▶ [DATA PROVIDED]:

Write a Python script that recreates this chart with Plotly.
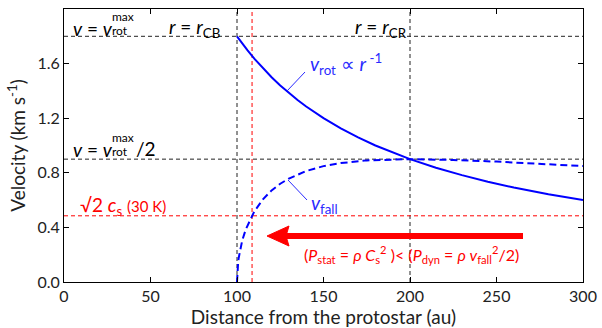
import plotly.graph_objects as go

# ---------------- data ----------------
r_rot = [100, 103, 106, 110, 115, 120, 125, 130, 135, 140, 150, 160, 170, 180, 190, 200, 215, 230, 245, 260, 280, 300]
v_rot = [1.800, 1.748, 1.698, 1.636, 1.565, 1.500, 1.440, 1.385, 1.333, 1.286, 1.200, 1.125, 1.059, 1.000,
         0.947, 0.900, 0.837, 0.783, 0.735, 0.692, 0.643, 0.600]

r_fall = [100, 100.3, 100.7, 101, 102, 103, 105, 108, 110, 115, 120, 125, 130, 140, 150, 160, 175, 200, 225, 250, 275, 300]
v_fall = [0.000, 0.098, 0.150, 0.178, 0.249, 0.303, 0.383, 0.471, 0.517, 0.606, 0.671, 0.720, 0.758, 0.813,
          0.849, 0.871, 0.891, 0.900, 0.894, 0.882, 0.866, 0.849]

r_cb, r_cr = 100, 200            # black dashed verticals
v_max, v_half = 1.80, 0.90       # black dashed horizontals
v_cs = 0.485                     # red dashed horizontal (sqrt2 cs at 30 K)
r_cs = 108.7                     # red dashed vertical

x_ticks = [0, 50, 100, 150, 200, 250, 300]
y_ticks = [0.0, 0.4, 0.8, 1.2, 1.6, 2.0]

# ---------------- layout helpers ----------------
W, H = 602, 328
L, R, T, B = 64, 583, 9, 282
FONT = "Lato"
BLUE = "#0000ff"
TBLUE = "#2a2aff"
RED = "#ff0000"

def px2x(px):
    return (px - L) / (R - L) * 300

def px2y(py):
    return (B - py) / (B - T) * 2.0

fig = go.Figure()
fig.add_trace(go.Scatter(x=r_rot, y=v_rot, mode="lines", line=dict(color=BLUE, width=2),
                         hoverinfo="skip", showlegend=False))
fig.add_trace(go.Scatter(x=r_fall, y=v_fall, mode="lines", line=dict(color=BLUE, width=2, dash="7px,4px"),
                         hoverinfo="skip", showlegend=False))

dash_black = dict(color="#222222", width=1, dash="4px,3px")
dash_red = dict(color=RED, width=1, dash="4px,3px")
shapes = []
for v in (v_max, v_half):
    shapes.append(dict(type="line", xref="x", yref="y", x0=0, x1=300, y0=v, y1=v, line=dash_black, layer="below"))
for r in (r_cb, r_cr):
    shapes.append(dict(type="line", xref="x", yref="y", x0=r, x1=r, y0=0, y1=2, line=dash_black, layer="below"))
shapes.append(dict(type="line", xref="x", yref="y", x0=0, x1=300, y0=v_cs, y1=v_cs, line=dash_red, layer="below"))
shapes.append(dict(type="line", xref="x", yref="y", x0=r_cs, x1=r_cs, y0=0, y1=2, line=dash_red, layer="below"))

# leader lines
shapes.append(dict(type="line", x0=px2x(305), y0=px2y(72), x1=px2x(287), y1=px2y(91), line=dict(color=TBLUE, width=1)))
shapes.append(dict(type="line", x0=px2x(288), y0=px2y(180), x1=px2x(307), y1=px2y(200), line=dict(color=TBLUE, width=1)))

# red arrow
shapes.append(dict(type="line", x0=px2x(284), y0=px2y(236), x1=px2x(523), y1=px2y(236), line=dict(color=RED, width=6)))
shapes.append(dict(type="path",
                   path=f"M {px2x(267)},{px2y(236)} L {px2x(289)},{px2y(226)} L {px2x(286)},{px2y(236)} L {px2x(289)},{px2y(246)} Z",
                   fillcolor=RED, line=dict(color=RED, width=1)))

fig.update_layout(shapes=shapes)

def ann(px, py, text, size, color="black", xanchor="left"):
    fig.add_annotation(x=px2x(px), y=px2y(py), xref="x", yref="y", text=text, showarrow=False,
                       xanchor=xanchor, yanchor="middle", font=dict(family=FONT, size=size, color=color))

# v = v_rot^max
ann(71, 28, "<i>v</i> = <i>v</i>", 19)
ann(110, 16, "max", 12)
ann(110, 30, "rot", 12)
# r = r_CB
ann(222, 28, "<i>r</i> = <i>r</i><sub>CB</sub>", 19, xanchor="right")
# r = r_CR
ann(409, 28, "<i>r</i> = <i>r</i><sub>CR</sub>", 19, xanchor="right")
# v = v_rot^max/2
ann(71, 149, "<i>v</i> = <i>v</i>", 19)
ann(110, 137, "max", 12)
ann(110, 151, "rot", 12)
ann(134, 148, "/2", 19)
# sqrt2 cs
ann(78, 206, "√2 <i>c</i><sub>s</sub> <span style='font-size:15px'>(30 K)</span>", 19, RED)
# v_rot label
ann(308, 64, "<i>v</i><sub>rot</sub> ∝ <i>r</i><sup> -1</sup>", 19, TBLUE)
# v_fall label
ann(309, 204, "<i>v</i><sub>fall</sub>", 19, TBLUE)
# pressure text
ann(302, 254, "(<i>P</i><sub>stat</sub> = <i>ρ C</i><sub>s</sub><sup>2</sup> )< (<i>P</i><sub>dyn</sub> = <i>ρ v</i><sub>fall</sub><sup>2</sup>/2)", 16, RED)

axis_common = dict(showline=True, linecolor="black", linewidth=1, mirror="ticks", ticks="inside", ticklen=5,
                   tickcolor="black", showgrid=False, zeroline=False, automargin=False,
                   tickfont=dict(family=FONT, size=16, color="#222222"))
fig.update_xaxes(range=[0, 300], tickvals=x_ticks, ticktext=[str(t) for t in x_ticks],
                 title=dict(text="Distance from the protostar (au)", font=dict(family=FONT, size=19, color="#222222"), standoff=2),
                 **axis_common)
fig.update_yaxes(range=[0, 2], tickvals=y_ticks, ticktext=[f"{t:.1f}" for t in y_ticks],
                 title=dict(text="Velocity (km s<sup>-1</sup>)", font=dict(family=FONT, size=19, color="#222222"), standoff=6),
                 **axis_common)

fig.update_layout(width=W, height=H, margin=dict(l=L, r=W - R, t=T, b=H - B, autoexpand=False),
                  paper_bgcolor="white", plot_bgcolor="white", font=dict(family=FONT))

fig.write_html("out.html", config={"displayModeBar": False},
               post_script="document.body.style.margin='0';document.body.style.padding='0';document.body.style.overflow='hidden';")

▶ [JOB]: Give again, exactly, the lines from the start of the data through the one holding "0.947, 0.900, 0.837, 0.783, 0.735, 0.692, 0.643, 0.600]"; omit the pictures.

▶ [WRITTEN SOLUTION]:
Write a Python script that recreates this chart with Plotly.
import plotly.graph_objects as go

# ---------------- data ----------------
r_rot = [100, 103, 106, 110, 115, 120, 125, 130, 135, 140, 150, 160, 170, 180, 190, 200, 215, 230, 245, 260, 280, 300]
v_rot = [1.800, 1.748, 1.698, 1.636, 1.565, 1.500, 1.440, 1.385, 1.333, 1.286, 1.200, 1.125, 1.059, 1.000,
         0.947, 0.900, 0.837, 0.783, 0.735, 0.692, 0.643, 0.600]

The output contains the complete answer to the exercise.